Another means of increasing your odds is to encourage referral of potential applicants from existing employees. Some firms even offer a commission for this. BUT if you do that, ponder how this might affect behaviour and what exactly it is you’re wanting to incentify and provide commission on. Any commission should be for a successful applicant who is still there after a predetermined period and performing well. Not just for putting someone with a pulse into a vacancy. Rather than just advertising to the great untargetted masses for your specific vacancy, wouldn’t it increase the chances of success if you sought via an informed gene pool – the people who are already aware of what it takes to do the job and who is likely to prosper there?

Wringing the final life out of my luck metaphor, when it comes to those few shortlisted candidates who are demonstrably technically competent but you’re not absolutely certain that they’ll fit and be engaged, you’ve got to know when to hold ‘em, know when to fold ‘em, know when to walk away, know when to run. Often it’s better to walk away and play another day. Cheaper in the long run even if baby needs a new pair of shoes.

Best Friends At Work?

Best Friends

I read this New York Times’ article about how it is supposed to be harder to make friends once you pass the age of 30 and it reminded me of some old Gallup surveys I saw on employee engagement citing “having a best friend at work” as an indicator of employee engagement.

The article itself is quite interesting as someone myself who recently nudged over the line of [SPOILER ALERT] being closer to 60 than 30. Just. Recently.

“Gallup also observed that employees who report having a best friend at work were:

  • 43% more likely to report having received praise or recognition for their work in the last seven days.
  • 37% more likely to report that someone at work encourages their development.
  • 35% more likely to report coworker commitment to quality.
  • 28% more likely to report that in the last six months, someone at work has talked to them about their progress.
  • 27% more likely to report that the mission of their company makes them feel their job is important.
  • 27% more likely to report that their opinions seem to count at work.
  • 21% more likely to report that at work, they have the opportunity to do what they do best every day.”

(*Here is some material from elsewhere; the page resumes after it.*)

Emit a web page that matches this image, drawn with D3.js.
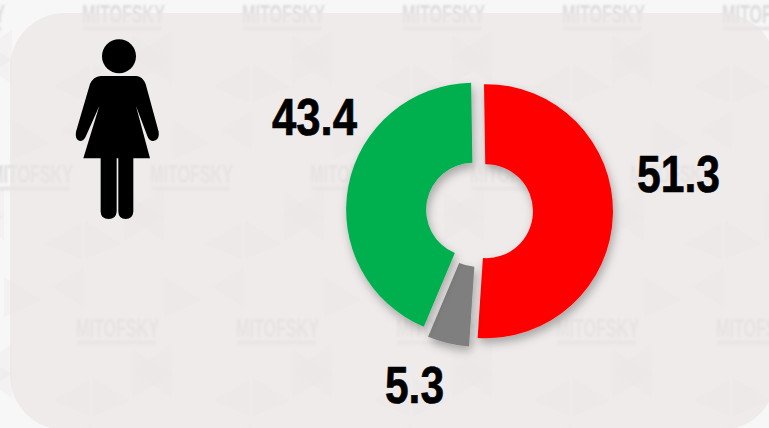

I don’t know if ‘having a best friend at work’ really is a major driver of employee engagement. It stirs up conversations for sure whenever I bring it up in workshops. Even Gallup referred to it as “controversial” but they stuck by it. I guess I can see it as symptomatic of a workplace culture that allows trust, belonging, contribution, support and all those good things that do definitely drive engagement. Certainly, on the flipside, those without employment at any time also lose a massive chunk of chance to interact socially which us humans definitely need. Losing a job isn’t just losing a pay-cheque.

So, what does work provide that potentially generates and builds friendships?

“As external conditions change, it becomes tougher to meet the three conditions that sociologists since the 1950s have considered crucial to making close friends: proximity; repeated, unplanned interactions; and a setting that encourages people to let their guard down and confide in each other…”

Where these days (or ever) do those conditions occur? Schools and workplaces. And if you’re over 30, you’re probably not at school anymore. (Maybe we all should be?) Unless you’re a teacher. But then, that also counts a workplace. Teachers must have lots of friends.

What To Wear To A Job Interview?

This audio summary report from Peggy McKee on recent research is deadly serious but it’s also both amusing and scary. In hiring, do you judge books by their covers, or heel length, or facial hair? Assuming this research is accurate, there seems to be, in the U.S. at least, a hardcore fifth of employers with some dyed-in-the-wool, old school mental models that may be filtering out talent from their subjective hiring process. Why reject a guy just because his skirt is out of date? That stuff is fixable if they’re good enough. Are they so spoiled for choice?

Given I’m blogging at 6AM, I wouldn’t want to be judged on what I’m wearing right now!!